Anyway, I’ll set the scene. Jen and I had gone to see a game in the Northumberland FA Minor Cup. I’ve no real idea what the Minor Cup is or whether the Northumberland FA have a more Major Cup, but the location, Druid Park, was somewhere that I’d not been to before.

The game was hosted by Fawdon, who are in the third division of the Northern Alliance League. The visitors were Heaton Stannington A, who are one division above them in the same league. That meant that we were seeing a contest between clubs from the thirteenth and fourteenth tiers of the English pyramid.

Fawdon were in a Newcastle style kit and this confused me for a while as I’d understood that those were Heaton’s colours. On this occasion though, Heaton were dressed up as Barcelona. There wasn’t much of a crowd. I counted twenty people watching on the dugout side but some of them may have been subs or passers-by. Jen and I had the other three sides of the ground to ourselves and we watched from an empty covered stand that was probably sufficient for another two hundred and fifty others.

The ref had been strict early on, warning someone that “more chat and you’ll spend the rest of the game watching from the bench”. Refs get a lot of stick at this level, at all levels in fact, and it was good to see him laying down the law. His job wasn’t made any easier by the fact that his linesmen were drawn from the ranks of the subs and couldn’t be relied upon to be either impartial or attentive.

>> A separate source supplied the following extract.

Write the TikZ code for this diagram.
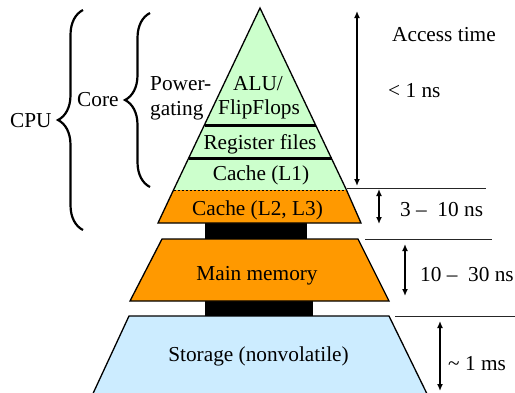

When they weren’t flagging for bogus offsides one lino was keen to practice his keepy-uppies whilst the other spent more time checking his phone than following the game.

With fifteen minutes gone one of the Heaton central defenders said something that the ref took exception to and was shown a straight red. This caused one or two of his team mates to critically comment on the decision and at that point the ref decided that enough was enough. He strode away towards the dressing room waving his arms as if stood over a stricken boxer who was in no condition to carry on.

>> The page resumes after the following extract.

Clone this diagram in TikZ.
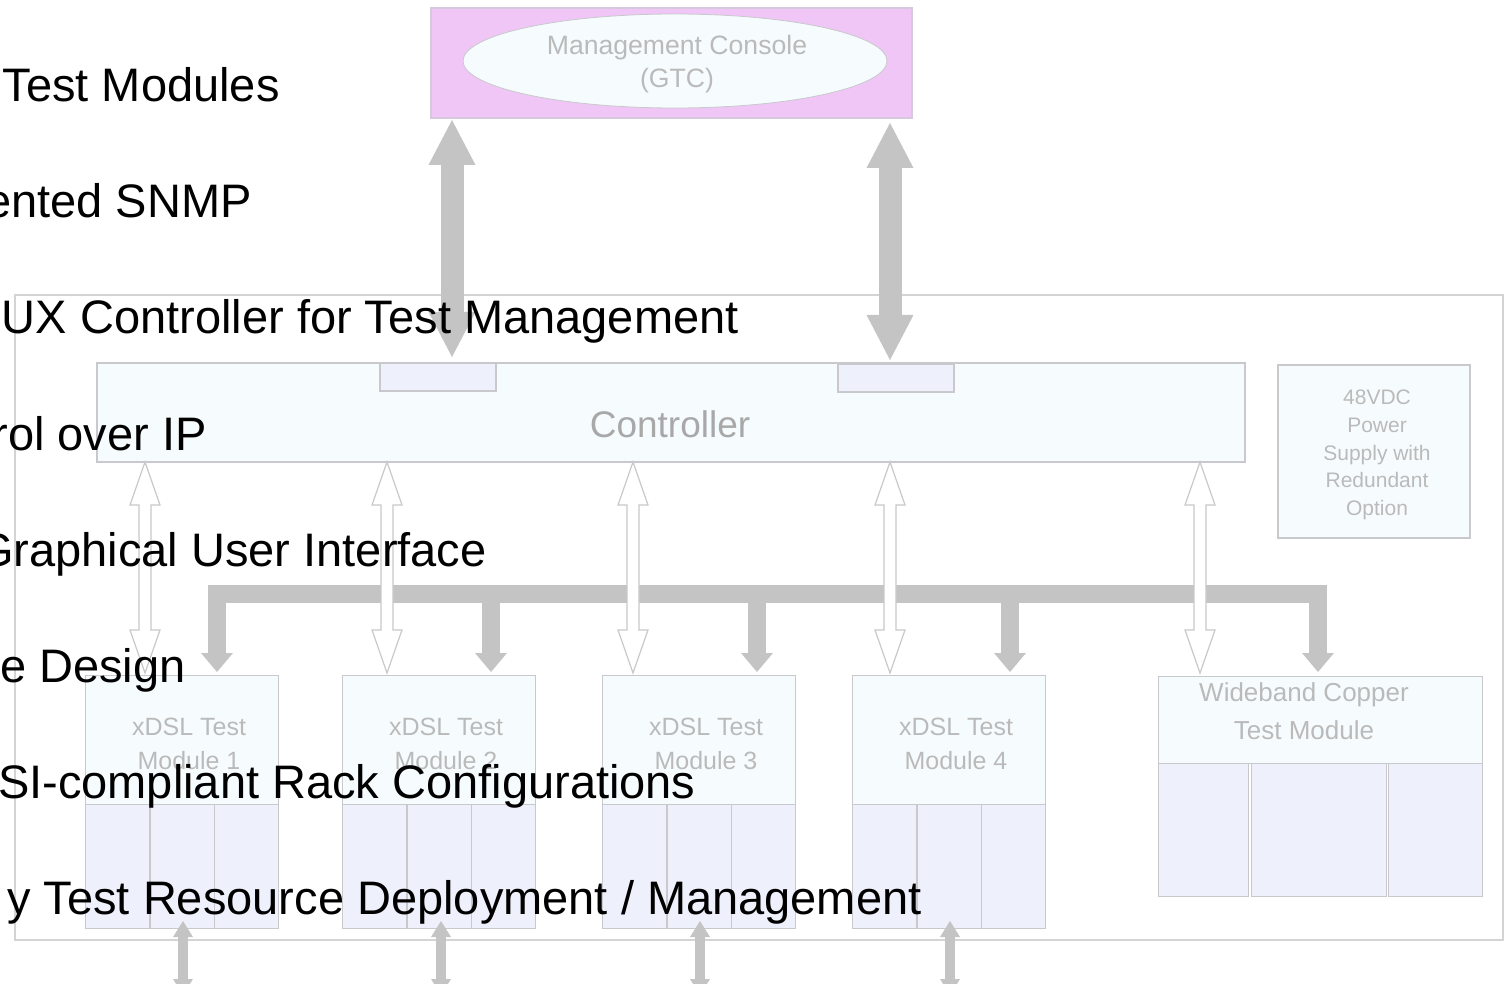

It seemed as if the game had been abandoned. One player removed his shirt, another had a fag and the remainder either joined the lino in checking their phones or wandered around aimlessly whilst miserably contemplating whether the now-free afternoon might have to be spent at the likes of IKEA instead.

A player was sent indoors to negotiate and after about five minutes the ref returned and the game resumed. The players were extremely polite thereafter, with a few comments of “well done ref” and even one of “you’re the boss”.  The missing five minutes were then ignored for the purposes of adding time with only a single minute extra played in the first half. Presumably the pitch was booked for afterwards by someone else and there wasn’t time for it.

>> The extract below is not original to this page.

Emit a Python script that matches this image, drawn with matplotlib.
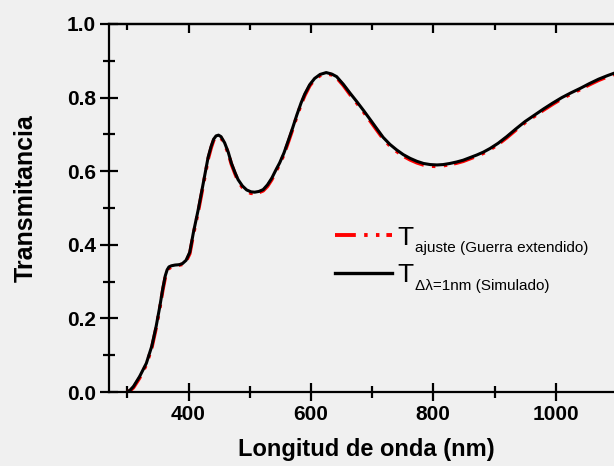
import matplotlib
matplotlib.use("Agg")
import matplotlib.pyplot as plt
from matplotlib.lines import Line2D
from matplotlib.ticker import MultipleLocator

# Transmitancia simulada (Delta lambda = 1 nm)
lam = [300, 305, 310, 320, 331, 340, 347, 353, 358, 362, 365, 368, 372, 378, 385,
       390, 396, 402, 408, 416, 424, 432, 437, 441, 445, 449, 453, 459, 465, 470,
       476, 481, 488, 495, 502, 508, 515, 522, 529, 536, 542, 549, 556, 563, 570,
       577, 584, 590, 598, 606, 615, 625, 634, 642, 653, 664, 675, 686, 697, 707,
       718, 729, 740, 751, 762, 773, 784, 795, 806, 816, 827, 838, 849, 860, 871,
       882, 893, 906, 920, 935, 950, 965, 980, 995, 1010, 1025, 1040, 1055, 1070,
       1085, 1100]
t_sim = [0.000, 0.006, 0.015, 0.042, 0.078, 0.125, 0.178, 0.232, 0.282, 0.316,
         0.332, 0.340, 0.343, 0.345, 0.346, 0.349, 0.358, 0.380, 0.434, 0.497,
         0.567, 0.638, 0.668, 0.687, 0.696, 0.698, 0.694, 0.677, 0.651, 0.622,
         0.596, 0.577, 0.560, 0.549, 0.544, 0.543, 0.545, 0.550, 0.563, 0.581,
         0.601, 0.623, 0.650, 0.683, 0.717, 0.753, 0.786, 0.810, 0.835, 0.852,
         0.863, 0.868, 0.864, 0.857, 0.836, 0.812, 0.789, 0.765, 0.740, 0.717,
         0.692, 0.673, 0.658, 0.645, 0.635, 0.627, 0.621, 0.618, 0.617, 0.618,
         0.621, 0.625, 0.630, 0.637, 0.644, 0.652, 0.662, 0.676, 0.694, 0.715,
         0.735, 0.752, 0.769, 0.785, 0.800, 0.813, 0.825, 0.838, 0.850, 0.860,
         0.869]

# Ajuste con el modelo de Guerra extendido
t_fit = [0.000, 0.004, 0.012, 0.038, 0.074, 0.121, 0.174, 0.228, 0.278, 0.312,
         0.328, 0.336, 0.340, 0.343, 0.345, 0.347, 0.355, 0.376, 0.429, 0.492,
         0.562, 0.633, 0.664, 0.684, 0.693, 0.695, 0.691, 0.674, 0.648, 0.619,
         0.593, 0.573, 0.556, 0.545, 0.540, 0.540, 0.542, 0.547, 0.559, 0.577,
         0.597, 0.619, 0.646, 0.679, 0.713, 0.749, 0.782, 0.806, 0.832, 0.849,
         0.860, 0.865, 0.862, 0.854, 0.833, 0.808, 0.785, 0.761, 0.736, 0.713,
         0.688, 0.669, 0.654, 0.641, 0.631, 0.623, 0.617, 0.614, 0.613, 0.615,
         0.618, 0.622, 0.627, 0.634, 0.641, 0.649, 0.659, 0.673, 0.691, 0.712,
         0.732, 0.749, 0.766, 0.782, 0.797, 0.810, 0.822, 0.835, 0.847, 0.857,
         0.866]

SUBS = ["ajuste (Guerra extendido)", "\u0394\u03bb=1nm (Simulado)"]

BG = "#f0f0f0"
plt.rcParams["font.family"] = ["Liberation Sans", "DejaVu Sans"]
plt.rcParams["lines.scale_dashes"] = False

fig = plt.figure(figsize=(6.14, 4.66), dpi=100, facecolor=BG)
# el eje derecho queda fuera del recorte, como en la figura original
ax = fig.add_axes([109 / 614, 74 / 466, 514 / 614, 368 / 466])
ax.set_facecolor(BG)

dash = (15, 6, 2.5, 6, 2.5, 5)
ax.plot(lam, t_fit, color="#ff0000", lw=2.6, dashes=dash, zorder=2)
ax.plot(lam, t_sim, color="black", lw=2.2, zorder=3)

ax.set_xlim(270, 1110)
ax.set_ylim(0, 1.0)
ax.xaxis.set_major_locator(MultipleLocator(200))
ax.xaxis.set_minor_locator(MultipleLocator(100))
ax.yaxis.set_major_locator(MultipleLocator(0.2))
ax.yaxis.set_minor_locator(MultipleLocator(0.1))
ax.yaxis.set_major_formatter(lambda v, p: f"{v:.1f}")

for s in ax.spines.values():
    s.set_linewidth(1.6)
ax.tick_params(which="major", direction="inout", length=13, width=1.6, pad=3,
               labelsize=15)
ax.tick_params(which="minor", direction="inout", length=8.5, width=1.6)
for lab in ax.get_xticklabels() + ax.get_yticklabels():
    lab.set_fontweight("bold")

top = ax.secondary_xaxis("top")
top.xaxis.set_major_locator(MultipleLocator(200))
top.xaxis.set_minor_locator(MultipleLocator(100))
top.tick_params(which="major", direction="in", length=6.5, width=1.6, labeltop=False)
top.tick_params(which="minor", direction="in", length=4.5, width=1.6)
top.spines["top"].set_linewidth(1.6)

ax.set_xlabel("Longitud de onda (nm)", fontsize=17, fontweight="bold")
ax.xaxis.set_label_coords(0.5, -0.125)
ax.set_ylabel("Transmitancia", fontsize=18, fontweight="bold")
ax.yaxis.set_label_coords(-0.138, 0.527)

h_fit = Line2D([], [], color="#ff0000", lw=2.8, dashes=dash)
h_sim = Line2D([], [], color="black", lw=2.4)
leg = ax.legend([h_fit, h_sim], ["T", "T"], loc="upper left",
                bbox_to_anchor=(0.44, 0.452), fontsize=19, frameon=False,
                borderpad=0, borderaxespad=0, handlelength=2.16,
                handletextpad=0.2, labelspacing=0.51)
# subindices pegados a cada "T" de la leyenda (se dibujan despues de ella)
for txt, sub in zip(leg.get_texts(), SUBS):
    ax.annotate(sub, xy=(1, 0), xycoords=txt, xytext=(1, -1.8),
                textcoords="offset points", fontsize=11, va="baseline",
                zorder=6)

fig.savefig("out.png", dpi=100, facecolor=BG)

Whilst the new respectful manner was impressive the play wasn’t with passes frequently miss-hit and balls often mis-controlled. Fawdon had a few chances in the closing minutes but the away keeper was on form and it finished goalless.

The Heaton keeper then had a chance to be a hero in the subsequent penalty shoot-out after making the first save. However, his own penalty was saved by his opposite number who up until that point had only looked likely to save a goal bound shot if it were to inadvertently smack him in the chops. Fawdon took the win and a place in the next round.